Em segundo lugar, os serviços públicos em geral e a saúde em
particular. Apesar de, como indicou uma das sondagens do ICS-ISCTE, os portugueses
os quererem tanto que embora tão avessos a impostos se disseram disponíveis a
pagar mais para os melhorar, essa vontade não influenciou nem o governo
cessante nem os programas eleitorais, todos antes preferindo prometer baixas de
impostos ou melhorias de serviços sem assumir que eles têm custos que implicam
contrapartidas em receita. Às vezes, os números mostram o que a retórica
consegue esconder. A estatística diz que, por exemplo na saúde, em 2007
gastávamos 7% do PIB, 6,5% em 2012, e, em 2017, apenas 6%. Do mesmo modo na
educação, descemos de 6,2% em 2007 para 5,8% em 2012 e 5% em 2017 ( dados do
Eurostat ). Não acompanhámos em crescimento da despesa sequer o crescimento do
PIB, apesar de serem nas palavras apostas estratégicas de todos, da direita à
esquerda.
Mas o ponto essencial do sucesso da legislatura anterior foi a
capacidade de governar com um olho nos mercados e outro no povo. Uma capacidade
que a generalidade dos governos europeus não teve, ajudando a crescer o
populismo. Só o PS poderia protagonizar um governo assim, porque o PSD
escolheria sempre os mercados financeiros e o conservadorismo fiscal.

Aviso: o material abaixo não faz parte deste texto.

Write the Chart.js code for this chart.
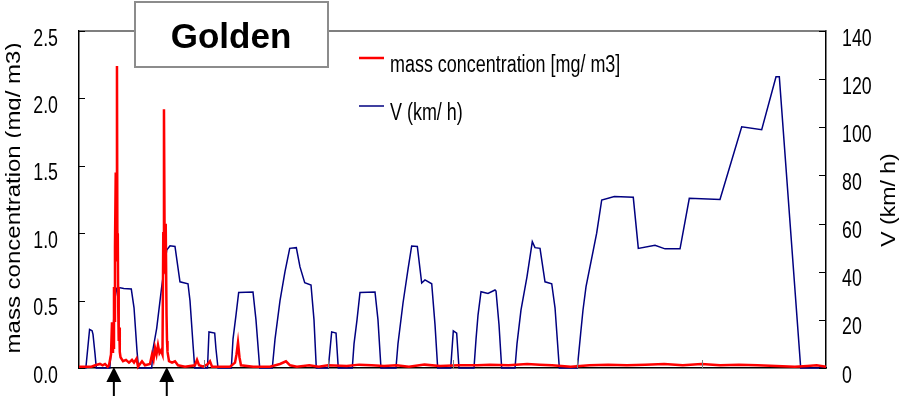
<!DOCTYPE html>
<html>
<head>
<meta charset="utf-8">
<script src="https://cdn.jsdelivr.net/npm/chart.js@4.4.1/dist/chart.umd.min.js"></script>
<style>
  html, body { margin: 0; padding: 0; background: #fff; }
</style>
</head>
<body>
<canvas id="dustChart" width="910" height="396"></canvas>
<script>
// vehicle speed over the NEDC run (time in s, speed in km/h)
const speedTime = [
  0, 11, 17, 21, 22.5, 25.7, 27.8,
  49.5, 53, 54.6, 57.8, 60.6, 62, 72, 84, 88.4, 93.2, 95.6,
  116.8, 119, 124.8, 132.9, 140.9, 146.2, 154.2, 162.2, 175.1, 178.3, 183.1, 185.9,
  206.4, 208.8, 218, 220, 223.3,
  244.7, 247.4, 252.2, 256.5, 279.5, 284.3, 290.3,
  310.5, 314.9, 322.9, 330.9, 338.5, 349.1, 355, 362.6, 372.7, 377.5, 381.2,
  400.5, 405.9, 412.9, 416.5,
  439, 441.8, 446.6, 451.4, 475.5, 480.3, 485.1,
  509.2, 512.4, 520.5, 528.5, 534.4, 543.5, 550.5, 555.8, 566.6, 571.9, 576.2,
  597.1, 601.3, 606.7, 610.4,
  634.5, 637.8, 641, 645.8, 657, 668.3, 669.9, 674.7, 679,
  700.4, 703.6, 710, 719.7, 728.2, 732.5, 740.6, 748.6, 759.4, 764.7, 771.6,
  800.5, 805.9, 809.6, 814.5, 826.2, 831.6, 839.7, 860, 890.4, 898.5, 925.3, 941.4, 965.5,
  980.4, 1029.7, 1064.6, 1096.7, 1119.7, 1125, 1159.4, 1200
];
const speedKmh = [
  0, 0, 16, 15.5, 14, 6, 0,
  0, 12, 15, 29, 33, 33.5, 33, 32.8, 25, 7, 0,
  0, 8, 16.5, 33.8, 49, 50.8, 50.5, 35.8, 35, 28, 10, 0,
  0, 15, 14.5, 8, 0,
  0, 12, 22, 31.4, 31.6, 20, 0,
  0, 12, 28, 40, 49.7, 50, 42, 35.4, 34.5, 20, 0,
  0, 15, 14.5, 0,
  0, 10, 20, 31.4, 31.6, 20, 0,
  0, 10, 27, 41, 50.7, 50.5, 35.3, 36.6, 35, 18, 0,
  0, 15.4, 14.5, 0,
  0, 12, 22, 31.7, 31, 32.4, 32, 18, 0,
  0, 10, 24, 38, 52.5, 50, 49.7, 35.8, 35, 25, 0,
  0, 14.4, 24, 33.8, 49, 56, 69.8, 71.2, 70.9, 49.7, 51, 49.5, 49.5,
  70.5, 70, 100.2, 99, 121, 121, 0, 0
];

// particle mass concentration (time in s, mg/m3)
const concTime = [
  0, 20, 26, 33.7, 38, 41.8, 46, 48.2, 51.4, 53, 54, 54.6, 55.4, 56.2, 57, 57.8, 59, 59.9, 61,
  61.7, 62.3, 63, 63.5, 64.1, 64.7, 65.5, 66.7, 70.7, 75.5, 80.3, 85.1, 88.4, 92.4, 94.8, 98,
  101.2, 106, 114, 117.3, 119.7, 122.1, 124.5, 126.9, 129.3, 131.7, 134.1, 135.4, 136.5, 137.8,
  139.3, 140.6, 141.4, 142.2, 144.6, 149.4, 154.2, 159, 170.3, 186.3, 189.6, 192.8, 200, 207,
  210.4, 213.7, 242.6, 250.6, 253, 255.4, 257.8, 260.2, 280, 306.8, 322.9, 332.5, 339, 350,
  370, 385, 400, 430, 450, 470, 490, 510, 530, 555, 580, 610, 640, 660, 690, 720, 740, 760,
  790, 820, 850, 880, 910, 940, 970, 1000, 1030, 1060, 1090, 1120, 1150, 1170, 1185, 1200
];
const concMg = [
  0.01, 0.01, 0.02, 0.03, 0.02, 0.03, 0.01, 0.02, 0.1, 0.34, 0.12, 0.3, 0.15, 0.6, 0.35, 0.9, 1.45, 1.1, 2.24,
  0.8, 1.0, 0.45, 0.6, 0.2, 0.3, 0.12, 0.08, 0.05, 0.06, 0.04, 0.06, 0.04, 0.07, 0.01, 0.03,
  0.05, 0.02, 0.03, 0.1, 0.06, 0.15, 0.1, 0.17, 0.11, 0.13, 0.1, 1.0, 1.92, 0.7,
  1.07, 0.4, 0.2, 0.12, 0.05, 0.04, 0.05, 0.02, 0.01, 0.02, 0.06, 0.02, 0.01, 0.03,
  0.05, 0.01, 0.01, 0.04, 0.1, 0.19, 0.08, 0.02, 0.01, 0.01, 0.03, 0.05, 0.02, 0.01,
  0.02, 0.01, 0.02, 0.015, 0.025, 0.02, 0.015, 0.02, 0.01, 0.025, 0.015, 0.02, 0.02, 0.025, 0.02, 0.03, 0.025, 0.02,
  0.01, 0.02, 0.025, 0.02, 0.025, 0.03, 0.02, 0.03, 0.02, 0.025, 0.02, 0.015, 0.01, 0.015, 0.02, 0.01
];

const concTicks = [0, 0.5, 1.0, 1.5, 2.0, 2.5];
const concTickLabels = ['0.0', '0.5', '1.0', '1.5', '2.0', '2.5'];
const speedTicks = [0, 20, 40, 60, 80, 100, 120, 140];
const speedTickLabels = ['0', '20', '40', '60', '80', '100', '120', '140'];
const timeMarks = [200, 400, 600, 800, 1000];
const arrowTimes = [56, 141];

const FONT = '"Liberation Sans", Arial, sans-serif';

function seg(ctx, x1, y1, x2, y2) {
  ctx.beginPath();
  ctx.moveTo(x1, y1);
  ctx.lineTo(x2, y2);
  ctx.stroke();
}

// text squeezed horizontally, optionally turned to read bottom-up
function text(ctx, str, x, y, o) {
  ctx.save();
  ctx.translate(x, y);
  ctx.scale(o.sx || 1, 1);
  if (o.rot) ctx.rotate(o.rot);
  ctx.font = o.font;
  ctx.fillStyle = o.color || '#000';
  ctx.textAlign = o.align || 'left';
  ctx.textBaseline = o.baseline || 'alphabetic';
  ctx.fillText(str, 0, 0);
  ctx.restore();
}

const decorations = {
  id: 'decorations',
  afterDraw(chart) {
    const { ctx, chartArea: a, scales } = chart;
    const xs = scales.x, yl = scales.y, yr = scales.y1;
    ctx.save();

    // top frame line
    ctx.strokeStyle = '#555';
    ctx.lineWidth = 1.5;
    seg(ctx, a.left, a.top, a.right, a.top);

    // inward tick marks
    ctx.strokeStyle = '#000';
    ctx.lineWidth = 1;
    yl.ticks.forEach(t => {
      const y = Math.round(yl.getPixelForValue(t.value)) + 0.5;
      seg(ctx, a.left, y, a.left + 6, y);
    });
    yr.ticks.forEach(t => {
      const y = Math.round(yr.getPixelForValue(t.value)) + 0.5;
      seg(ctx, a.right - 7, y, a.right, y);
    });
    ctx.strokeStyle = '#808080';
    timeMarks.forEach(t => {
      const x = Math.round(xs.getPixelForValue(t)) + 0.5;
      seg(ctx, x, a.bottom, x, a.bottom - 8);
    });

    // tick labels
    const tickFont = '24px ' + FONT;
    yl.ticks.forEach((t, i) => {
      text(ctx, concTickLabels[i], a.left - 21, yl.getPixelForValue(t.value) + 8,
        { font: tickFont, sx: 0.74, align: 'right', baseline: 'middle' });
    });
    yr.ticks.forEach((t, i) => {
      text(ctx, speedTickLabels[i], a.right + 16, yr.getPixelForValue(t.value) + 8,
        { font: tickFont, sx: 0.74, align: 'left', baseline: 'middle' });
    });

    // axis titles
    ctx.save();
    ctx.beginPath();
    ctx.rect(0, 0, 21, chart.height);
    ctx.clip();
    text(ctx, 'mass concentration (mg/ m3)', 20, 198,
      { font: '24px ' + FONT, sx: 0.85, rot: -Math.PI / 2, align: 'center' });
    ctx.restore();
    text(ctx, 'V (km/ h)', 895, 200,
      { font: '23px ' + FONT, sx: 0.85, rot: -Math.PI / 2, align: 'center' });

    // legend
    const ds = chart.data.datasets;
    const legendY = [58, 106];
    ds.forEach((d, i) => {
      ctx.strokeStyle = d.borderColor;
      ctx.lineWidth = i === 0 ? 2.5 : 1.5;
      seg(ctx, 359, legendY[i], 384, legendY[i]);
      text(ctx, d.label, 390, legendY[i] + 14, { font: '23px ' + FONT, sx: 0.78 });
    });

    // title box
    ctx.fillStyle = '#fff';
    ctx.fillRect(134, 1, 195, 67);
    ctx.strokeStyle = '#8c8c8c';
    ctx.lineWidth = 2;
    ctx.strokeRect(135, 2, 193, 65);
    text(ctx, 'Golden', 231, 48, { font: 'bold 35px ' + FONT, align: 'center' });

    // arrows under the axis
    ctx.fillStyle = '#000';
    ctx.strokeStyle = '#000';
    arrowTimes.forEach(t => {
      const x = xs.getPixelForValue(t);
      ctx.beginPath();
      ctx.moveTo(x, a.bottom - 1);
      ctx.lineTo(x - 7.5, a.bottom + 14);
      ctx.lineTo(x + 7.5, a.bottom + 14);
      ctx.closePath();
      ctx.fill();
      ctx.lineWidth = 2;
      seg(ctx, x, a.bottom + 13, x, chart.height);
    });

    ctx.restore();
  }
};

const ctx = document.getElementById('dustChart').getContext('2d');

const dustChart = new Chart(ctx, {
  type: 'line',
  data: {
    datasets: [
      {
        label: 'mass concentration [mg/ m3]',
        data: concTime.map((t, i) => ({ x: t, y: concMg[i] })),
        yAxisID: 'y',
        borderColor: '#ff0000',
        borderWidth: 2.5,
        pointRadius: 0,
        tension: 0,
        clip: 3
      },
      {
        label: 'V (km/ h)',
        data: speedTime.map((t, i) => ({ x: t, y: speedKmh[i] })),
        yAxisID: 'y1',
        borderColor: '#000080',
        borderWidth: 1.5,
        pointRadius: 0,
        tension: 0,
        clip: 3
      }
    ]
  },
  options: {
    responsive: false,
    animation: false,
    layout: { padding: { top: 31, left: 0, right: 0, bottom: 0 } },
    plugins: { legend: { display: false }, tooltip: { enabled: false } },
    scales: {
      x: {
        type: 'linear',
        min: 0,
        max: 1200,
        ticks: { display: false },
        grid: { display: false, drawTicks: false },
        border: { color: '#000', width: 1.5 },
        afterFit: s => { s.height = 28; }
      },
      y: {
        position: 'left',
        min: 0,
        max: 2.5,
        afterBuildTicks: s => { s.ticks = concTicks.map(v => ({ value: v })); },
        ticks: { display: false },
        grid: { display: false, drawTicks: false },
        border: { color: '#000', width: 1.5 },
        afterFit: s => { s.width = 79; }
      },
      y1: {
        position: 'right',
        min: 0,
        max: 140,
        afterBuildTicks: s => { s.ticks = speedTicks.map(v => ({ value: v })); },
        ticks: { display: false },
        grid: { display: false, drawTicks: false },
        border: { color: '#000', width: 1.5 },
        afterFit: s => { s.width = 84; }
      }
    }
  },
  plugins: [decorations]
});
</script>
</body>
</html>
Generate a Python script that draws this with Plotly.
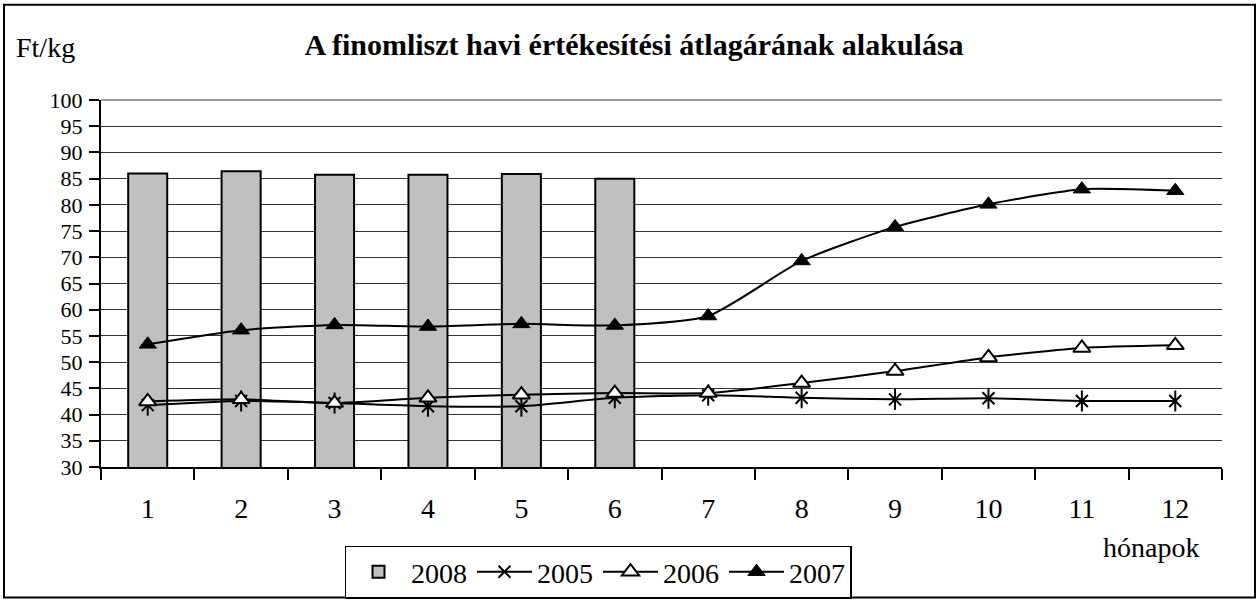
import plotly.graph_objects as go

months = [str(i) for i in range(1, 13)]
bar_months = months[:6]
v2008 = [86.0, 86.4, 85.75, 85.75, 85.9, 85.0]
v2005 = [41.8, 42.6, 42.2, 41.6, 41.6, 43.2, 43.7, 43.2, 42.9, 43.1, 42.6, 42.6]
v2006 = [42.5, 42.9, 42.2, 43.2, 43.8, 44.1, 44.1, 46.0, 48.3, 50.9, 52.7, 53.2]
v2007 = [53.4, 56.1, 57.1, 56.8, 57.3, 57.0, 58.8, 69.3, 75.8, 80.1, 83.0, 82.7]

FONT = "Liberation Serif, Times New Roman, serif"
FS = 28
YFS = 22
W, H = 1259, 610
L, R, T, B = 101, 37, 100, 136
PW, PH = W - L - R, H - T - B

def px(x):
    return (x - L) / PW

def py(y):
    return (H - B - y) / PH

LINE = dict(color="black", width=2, shape="spline", smoothing=0.6)

fig = go.Figure()
fig.add_trace(go.Bar(x=bar_months, y=v2008, name="2008",
                     marker=dict(color="#C0C0C0", line=dict(color="black", width=2))))
fig.add_trace(go.Scatter(x=months, y=v2005, name="2005", mode="lines+markers", legendgroup="2005",
                         line=LINE,
                         marker=dict(symbol="x-thin-open", size=12, color="black",
                                     line=dict(color="black", width=2))))
fig.add_trace(go.Scatter(x=months, y=v2005, name="2005", mode="markers", legendgroup="2005",
                         showlegend=False,
                         marker=dict(symbol="line-ns-open", size=15, color="black",
                                     line=dict(color="black", width=2))))
fig.add_trace(go.Scatter(x=months, y=v2006, name="2006", mode="lines+markers",
                         line=LINE,
                         marker=dict(symbol="triangle-up", size=15, color="white",
                                     line=dict(color="black", width=2))))
fig.add_trace(go.Scatter(x=months, y=v2007, name="2007", mode="lines+markers",
                         line=LINE,
                         marker=dict(symbol="triangle-up", size=15, color="black",
                                     line=dict(color="black", width=1))))

fig.update_layout(
    width=W, height=H, autosize=False,
    margin=dict(l=L, r=R, t=T, b=B),
    paper_bgcolor="white", plot_bgcolor="white",
    font=dict(family=FONT, size=FS, color="black"),
    bargap=0.582,
    title=dict(text="<b>A finomliszt havi értékesítési átlagárának alakulása</b>",
               x=634 / W, xanchor="center", y=1 - 44 / H, yanchor="middle",
               font=dict(family=FONT, size=30, color="black")),
    showlegend=True,
    legend=dict(orientation="h", x=px(598), xanchor="center", y=py(554), yanchor="top",
                bordercolor="black", borderwidth=1.5, bgcolor="white", itemwidth=55,
                font=dict(family=FONT, size=FS, color="black"), traceorder="normal"),
    xaxis=dict(type="category", categoryorder="array", categoryarray=months,
               range=[-0.5, 11.5], showgrid=False, showline=True, linecolor="black", linewidth=2,
               ticks="outside", tickson="boundaries", ticklen=11, tickwidth=2, tickcolor="black",
               ticklabelstandoff=15, tickfont=dict(family=FONT, size=FS), zeroline=False),
    yaxis=dict(range=[30, 100], dtick=5, showgrid=True, gridcolor="#333", gridwidth=1,
               showline=True, linecolor="black", linewidth=2, ticks="outside", ticklen=10,
               tickwidth=2, tickcolor="black", ticklabelstandoff=2,
               tickfont=dict(family=FONT, size=YFS), zeroline=False),
    annotations=[
        dict(text="Ft/kg", x=px(14), y=py(46), xref="paper", yref="paper", xanchor="left",
             yanchor="middle", showarrow=False, font=dict(family=FONT, size=FS)),
        dict(text="hónapok", x=px(1201), y=py(556), xref="paper", yref="paper", xanchor="right",
             yanchor="middle", showarrow=False, font=dict(family=FONT, size=FS)),
    ],
    shapes=[
        dict(type="rect", xref="paper", yref="paper", x0=px(4), x1=px(1255), y0=py(607), y1=py(3),
             line=dict(color="black", width=2), layer="below"),
        dict(type="line", xref="paper", yref="paper", x0=0, x1=1, y0=1, y1=1,
             line=dict(color="#333", width=1)),
    ],
)

fig.write_html("out.html", config={"displayModeBar": False},
               post_script="document.body.style.margin='0';document.body.style.padding='0';")
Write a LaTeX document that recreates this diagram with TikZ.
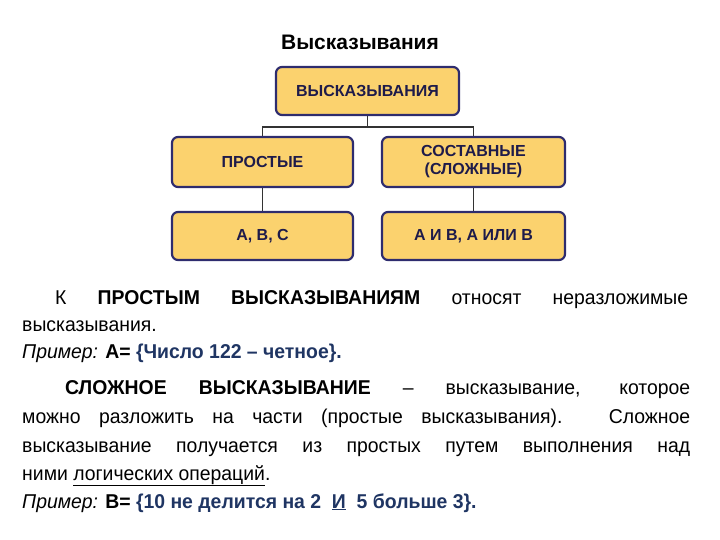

Mas para
protagonizar sozinho um governo com esse equilíbrio, o PS teria que dar aos
eleitores a garantia de que o conseguiria só com os seus equilíbrios internos.
O que poderia ter feito, mas não fez, com um programa eleitoral quantificado e
socialmente ambicioso, sem pôr em causa a credibilidade adquirida. Não o
fazendo, arrisca-se a gerar uma situação paradoxal para os seus interesses, de
protagonizar o bloco de poder mais à esquerda de sempre, e acabar, nesse bloco,
com o estatuto de partido à direita do seu próprio eleitorado.
No início da campanha eleitoral, PCP e BE tentam convencer o povo de
esquerda que sem eles o olho esquerdo do PS se fecha.
Para conseguir maioria absoluta o PS tem que, ou confiar que a
espiral de descida do PSD lhe resolve o problema, deixando-lhe todos os
tabuleiros em aberto ou escolher se quer dar garantias à direita ou à esquerda,
para conter uma ou a outra. Até agora tem procurado evitar esse debate,
prometendo apenas mais e melhor do mesmo.
A surpresa dos últimos dias da pré-campanha eleitoral foi a retoma da
capacidade de circunscrever danos por parte de Rui Rio. Se continuar assim, o
resultado do PSD será mau, mas não o surpreendente desastre anunciado, e o PS
ou mostra que consegue governar sozinho com um olho nos mercados e outro no
povo ou acabará por dar razão àqueles que dizem que dar-lhe demasiada força é
construir um poder com uma perna esquerda demasiado fraca e perder nessa
passada a última hipótese de ter uma maioria absoluta.